An American politician once outraged dog lovers by transporting his own pet pooch in a dog carrier strapped to the top of the car. Do not try this. This is not how to travel with a dog in a car. No matter what size your dog is and what type of car you drive, you have better options to keep your dog and yourself safe on the road.

The goal of any car safety equipment for dogs should be to limit the dog’s movement. If a dog is not secured in the car, he can bump into the driver or inadvertently use the car’s controls. A small dog can get on the floor and put weight on the pedals, while any size dog can step on the button to open a window or knock into another control. A dog loose in a car poses another danger that is less obvious but extremely serious.

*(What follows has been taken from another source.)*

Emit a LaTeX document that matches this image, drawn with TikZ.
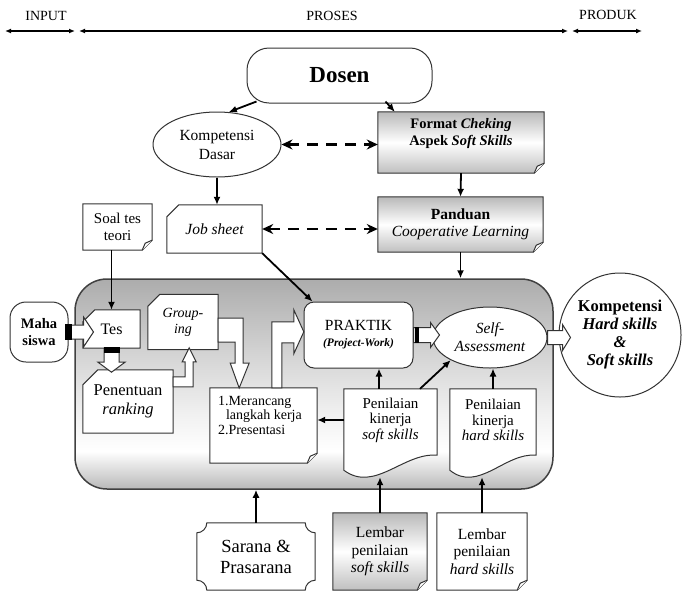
\documentclass[tikz,border=0pt]{standalone}
\usepackage{fontspec}
\setmainfont{Liberation Serif}
\usetikzlibrary{arrows.meta,calc,shapes.geometric}
\pgfdeclarelayer{back}
\pgfdeclarelayer{mid}
\pgfsetlayers{back,mid,main}
\pgfdeclareverticalshading{bigshade}{100bp}{color(0bp)=(gray!55); color(25bp)=(gray!55); color(34bp)=(white); color(42bp)=(gray!10); color(56bp)=(gray!32); color(75bp)=(gray!65); color(100bp)=(gray!65)}
\newcommand\fsz[2]{\fontsize{#1}{#2}\selectfont}
\newcommand\foldshape[2]{%
  \draw[outl,#2] (#1.north west) -- (#1.north east) -- ([yshift=10pt]#1.south east) -- ([xshift=-10pt]#1.south east) -- (#1.south west) -- cycle;
  \draw[outl,fill=white] ([yshift=10pt]#1.south east) -- ([shift={(-7pt,7pt)}]#1.south east) -- ([xshift=-10pt]#1.south east);}
\newcommand\cardshape[2]{%
  \draw[outl,fill=white] ([yshift=-#2]#1.north west) -- ([xshift=#2]#1.north west) -- (#1.north east) -- (#1.south east) -- (#1.south west) -- cycle;}
\newcommand\docshape[1]{%
  \draw[outl,fill=white] (#1.north west) -- (#1.north east) -- ($(#1.south east)+(0,4)$)
    .. controls ($(#1.south west)!0.64!(#1.south east)+(0,1)$) and ($(#1.south west)!0.33!(#1.south east)+(0,42)$) .. ($(#1.south west)+(0,19)$) -- cycle;}
\newcommand\plaqueshape[1]{%
  \draw[outl,fill=white] ([xshift=10pt]#1.north west) -- ([xshift=-10pt]#1.north east)
    .. controls ([shift={(-10pt,-5.5pt)}]#1.north east) and ([shift={(-5.5pt,-10pt)}]#1.north east) .. ([yshift=-10pt]#1.north east)
    -- ([yshift=10pt]#1.south east)
    .. controls ([shift={(-5.5pt,10pt)}]#1.south east) and ([shift={(-10pt,5.5pt)}]#1.south east) .. ([xshift=-10pt]#1.south east)
    -- ([xshift=10pt]#1.south west)
    .. controls ([shift={(10pt,5.5pt)}]#1.south west) and ([shift={(5.5pt,10pt)}]#1.south west) .. ([yshift=10pt]#1.south west)
    -- ([yshift=-10pt]#1.north west)
    .. controls ([shift={(5.5pt,-10pt)}]#1.north west) and ([shift={(10pt,-5.5pt)}]#1.north west) .. ([xshift=10pt]#1.north west) -- cycle;}
\begin{document}
\begin{tikzpicture}[x=1pt,y=-1pt,
  outl/.style={draw=black!80, line width=1pt},
  bx/.style={inner sep=0pt, align=center, text=black},
  conn/.style={line width=1.8pt, -{Latex[length=8pt,width=7pt]}},
  dconn/.style={line width=2.4pt, dash pattern=on 11pt off 8pt, {Stealth[length=11pt,width=10pt]}-{Stealth[length=11pt,width=10pt]}},
  blk/.style={draw=black!80, line width=1pt, fill=white},
  gfill/.style={top color=gray!55, bottom color=gray!50, middle color=white},
  topar/.style={line width=1.2pt, {Latex[length=6pt,width=5pt]}-{Latex[length=6pt,width=5pt]}}]
\useasboundingbox (0,0) rectangle (684,592);

% top axis
\coordinate (a0) at (5,31); \coordinate (a1) at (75,31);
\coordinate (a2) at (79,31); \coordinate (a3) at (568,31);
\coordinate (a4) at (572,31); \coordinate (a5) at (642,31);
\draw[topar] (a0) -- (a1);
\draw[topar] (a2) -- (a3);
\draw[topar] (a4) -- (a5);
\node[bx, font=\fsz{14}{16}] (lin) at (46,16) {INPUT};
\node[bx, font=\fsz{14}{16}] (lpr) at (332,16) {PROSES};
\node[bx, font=\fsz{14}{16}] (lpd) at (608,15) {PRODUK};

% big process box
\begin{pgfonlayer}{back}
\node[draw=black!75, line width=1.5pt, rounded corners=32pt, shading=bigshade, inner sep=0pt,
  minimum width=478pt, minimum height=210pt] (proc) at (314,384) {};
\end{pgfonlayer}

% nodes
\node[bx, draw=black!80, line width=1pt, fill=white, rounded corners=22pt, minimum width=185pt, minimum height=55pt, font=\fsz{23}{26}\bfseries] (dosen) at (339.5,75.5) {Dosen};
\node[bx, ellipse, draw=black!80, line width=1pt, fill=white, minimum width=128pt, minimum height=65pt, font=\fsz{15.5}{19}] (kd) at (217,144.5) {Kompetensi\\Dasar};
\node[bx, minimum width=166pt, minimum height=61pt] (format) at (461,142.5) {};
\node[bx, font=\fsz{14.5}{17}\bfseries] (formatt) at (461,134) {Format \textit{Cheking}\\Aspek \textit{Soft Skills}};
\node[bx, minimum width=165pt, minimum height=55pt, font=\fsz{15.5}{17}] (panduan) at (460.5,224.5) {\textbf{Panduan}\\\textit{Cooperative Learning}};
\node[bx, minimum width=69pt, minimum height=46pt, font=\fsz{15}{17}] (soal) at (117.5,227) {Soal tes\\teori};
\node[bx, minimum width=95pt, minimum height=48pt, font=\fsz{15.5}{18}\itshape] (jobsheet) at (214.5,229) {Job sheet};
\node[bx, draw=black!80, line width=1pt, fill=white, rounded corners=16pt, minimum width=58pt, minimum height=60pt, font=\fsz{14.5}{17}\bfseries] (maha) at (39,332) {Maha\\siswa};
\node[bx, minimum width=57pt, minimum height=38pt, font=\fsz{16}{18}] (tes) at (111.5,329) {Tes};
\node[bx, minimum width=90pt, minimum height=63pt, font=\fsz{16.5}{19}] (penentuan) at (128,401.5) {Penentuan\\\textit{ranking}};
\node[bx, minimum width=70pt, minimum height=55pt, font=\fsz{14}{16}\itshape] (grouping) at (183,322) {Group-\\ing};
\node[bx, minimum width=107pt, minimum height=75pt] (merancang) at (263.5,425.5) {};
\node[bx, anchor=north west, align=left, font=\fsz{14}{14.5}] (mert) at ([shift={(8pt,-8pt)}]merancang.north west) {1.Merancang\\\hspace*{8pt}langkah kerja\\2.Presentasi};
\node[bx, draw=black!80, line width=1pt, fill=white, rounded corners=10pt, minimum width=109pt, minimum height=66pt, font=\fsz{15.5}{16}] (praktik) at (358.5,335) {PRAKTIK\\{\fsz{11.5}{13}\bfseries\itshape (Project-Work)}};
\node[bx, ellipse, draw=black!80, line width=1pt, fill=white, minimum width=114pt, minimum height=61pt, font=\fsz{15.5}{18}\itshape] (self) at (490,337.5) {Self-\\Assessment};
\node[bx, ellipse, draw=black!80, line width=1pt, fill=white, minimum width=122pt, minimum height=124pt, font=\fsz{16.5}{18}\bfseries] (komp) at (620,335) {Kompetensi\\\textit{Hard skills}\\\textit{\&}\\\textit{Soft skills}};
\node[bx, minimum width=93pt, minimum height=62pt, font=\fsz{15}{15.5}] (psoft) at (390.5,420) {Penilaian\\kinerja\\\textit{soft skills}};
\node[bx, minimum width=86pt, minimum height=62pt, font=\fsz{15}{15.5}] (phard) at (493,420) {Penilaian\\kinerja\\\textit{hard skills}};
\node[bx, minimum width=118pt, minimum height=67pt, font=\fsz{18.5}{21}] (sarana) at (256,556.5) {Sarana \&\\Prasarana};
\node[bx, minimum width=94pt, minimum height=77pt, font=\fsz{15.5}{17.5}] (lsoft) at (380,551.5) {Lembar\\penilaian\\\textit{soft skills}};
\node[bx, minimum width=90pt, minimum height=77pt, font=\fsz{15.5}{17.5}] (lhard) at (482,551.5) {Lembar\\penilaian\\\textit{hard skills}};

% custom shapes behind the texts
\begin{pgfonlayer}{mid}
\foldshape{format}{gfill}
\foldshape{panduan}{gfill}
\foldshape{soal}{fill=white}
\foldshape{merancang}{fill=white}
\foldshape{lsoft}{gfill}
\foldshape{lhard}{fill=white}
\cardshape{jobsheet}{12pt}
\cardshape{tes}{12pt}
\cardshape{penentuan}{15pt}
\cardshape{grouping}{12pt}
\docshape{psoft}
\docshape{phard}
\plaqueshape{sarana}
\end{pgfonlayer}

% block arrows
\filldraw[blk] ($(maha.east)+(0,-7)$) -- ++(15,0) -- ++(0,-8) -- ++(10,15) -- ++(-10,15) -- ++(0,-8) -- ++(-15,0) -- cycle;
\fill ($(maha.east)+(-4,-8)$) rectangle ++(7,16);
\filldraw[blk] ($(tes.south)+(-7.5,0)$) -- ++(0,14) -- ++(-6,0) -- ++(13.5,10) -- ++(13.5,-10) -- ++(-6,0) -- ++(0,-14) -- cycle;
\fill ($(tes.south)+(-8,-1)$) rectangle ++(16,6);
\filldraw[blk] ($(penentuan.north east)+(0,7)$) -- ++(12,0) -- ++(0,-15) -- ++(-3,0) -- ++(7,-14) -- ++(7,14) -- ++(-3,0) -- ++(0,25) -- ++(-20,0) -- cycle;
\filldraw[blk] ($(grouping.east)+(0,-4)$) -- ++(25,0) -- ++(0,45) -- ++(6,0) -- ++(-10,25) -- ++(-9,-25) -- ++(5,0) -- ++(0,-21) -- ++(-17,0) -- cycle;
\filldraw[blk] ($(merancang.north west)+(62,0)$) -- ++(0,-66) -- ++(22,0) -- ++(0,-12) -- ++(10,22) -- ++(-10,22) -- ++(0,-11) -- ++(-12,0) -- ++(0,45) -- cycle;
\filldraw[blk] ($(praktik.east)+(0,-7.5)$) -- ++(17,0) -- ++(0,-5) -- ++(9,12.5) -- ++(-9,12.5) -- ++(0,-5) -- ++(-17,0) -- cycle;
\fill ($(praktik.east)+(1,-8)$) rectangle ++(4,16);
\filldraw[blk] ($(self.east)+(0,-7)$) -- ++(15,0) -- ++(0,-6) -- ++(8,13) -- ++(-8,13) -- ++(0,-6) -- ++(-15,0) -- cycle;

% connectors
\draw[conn] ([shift={(10pt,2pt)}]dosen.south west) -- (kd.70);
\draw[conn] ([shift={(-47pt,2pt)}]dosen.south east) -- ([xshift=17pt]format.north west);
\draw[dconn] (kd.east) -- (kd.east -| format.west);
\draw[conn] (format.south) -- (panduan.north);
\draw[conn] (kd.south) -- (kd.south |- jobsheet.north);
\draw[dconn] (jobsheet.east) -- (jobsheet.east -| panduan.west);
\draw[conn] (panduan.south) -- (panduan.south |- proc.north);
\draw[conn] (tes.north |- soal.south) -- (tes.north);
\draw[conn] (jobsheet.south east) -- ([xshift=9pt]praktik.north west);
\coordinate (psa) at ([xshift=-11.5pt]psoft.north);
\draw[conn] (psa) -- (psa |- praktik.south);
\draw[conn] ([xshift=29.5pt]psoft.north) -- (self.210);
\draw[conn] (phard.north) -- (phard.north |- self.south);
\draw[conn] (psoft.west) -- (psoft.west -| merancang.east);
\coordinate (psb) at ([yshift=-26pt]psoft.south);
\draw[conn] (lsoft.north) -- (lsoft.north |- psb);
\coordinate (phb) at ([yshift=-26pt]phard.south);
\draw[conn] (lhard.north) -- (lhard.north |- phb);
\draw[conn] (sarana.north) -- (sarana.north |- proc.south);
\end{tikzpicture}
\end{document}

In the event of a collision, a loose dog will be sent flying. He will be hurt by the impact, and he could hit a person in the car causing them serious injury. A loose dog could crash through a windshield in a serious collision.

Dog Car Safety Essentials

Taking your dog for outings is great fun, but keeping her safe in the car is serious business. Here are some items that are essential to travel safely in the car with your dog.

  • Dog Seat Belt – With so many options available, it is hard to know which is best. The main thing to consider is how well a dog harness seat belt would protect your beloved pet in a crash. If it gives him the freedom to move around much, it is not going to prevent him from colliding with the back of the front seat and being injured. Excessively long leads can also tangle around a dog’s legs. Padding can absorb some of the impact of a crash.
  • Dog Crate for Travel – The safest option for a small dog is a travel crate secured by a seat belt. This is not always a realistic option for large dogs, however. The crate should be large enough for the dog to stand and turn around inside it.
  • Car Barrier for Dogs – A barrier between the front and back seats is many people’s idea of how to travel with a dog in a car. But on its own, the barrier will only keep your dog confined to the back seat. It won’t protect her in an accident. If your dog is very large and is able to interfere with your driving even with a dog seat belt, this type of barrier is a great way to keep him out of your way.

One more essential tip – if your car windows have a mechanism to lock them so the passenger cannot open them, use it. Dogs have been known to stand on the button to open the window, and if your dog does this and sees something, he could be injured trying to get out the window of the moving car. The chaos in the back seat is also a distraction for the driver.

Know the Rules of the Road

In Ireland, driving with an unrestrained dog is not specifically outlawed (yet!). But if a driver were in an accident or observed by a gardai while the dog was creating a distraction, other charges could apply. “Driving without reasonable consideration” could be a broad enough offense to include zipping along with your dog in your lap.

In the UK, the rules are more specific about how to travel with a dog in a car. The Highway Code stipulates that drivers must ensure that dogs are “suitably restrained” in vehicles. The code lists “A seat belt harness, pet carrier, dog cage or dog guard” as appropriate options for restraining your dog.

Staying Safe on the Road

The iconic image of a dog enjoying a car ride is with him holding his heat out the window, ears and tongue flapping in the wind. But while he might enjoy this, it simply is not safe. The risk of a passing vehicle getting too close and hitting the dog is too great. Your dog can enjoy the breeze if you open his window just a little bit, but not enough for his to stick his head out.

If you are travelling with your dog, it’s best not to feed him right before the journey. Dogs can get motion sick too. If you’re doing more than a short hop to the vet or groomer, remember to bring him some water. You can find many different water bottles and dog bowls designed to carry easily when you are out and about.

Of course, never leave him unattended in the car. He can still encounter thieves or people just teasing him on a cold day. Dogs love to go out, and they need regular exercise, but they don’t need to go to the shops.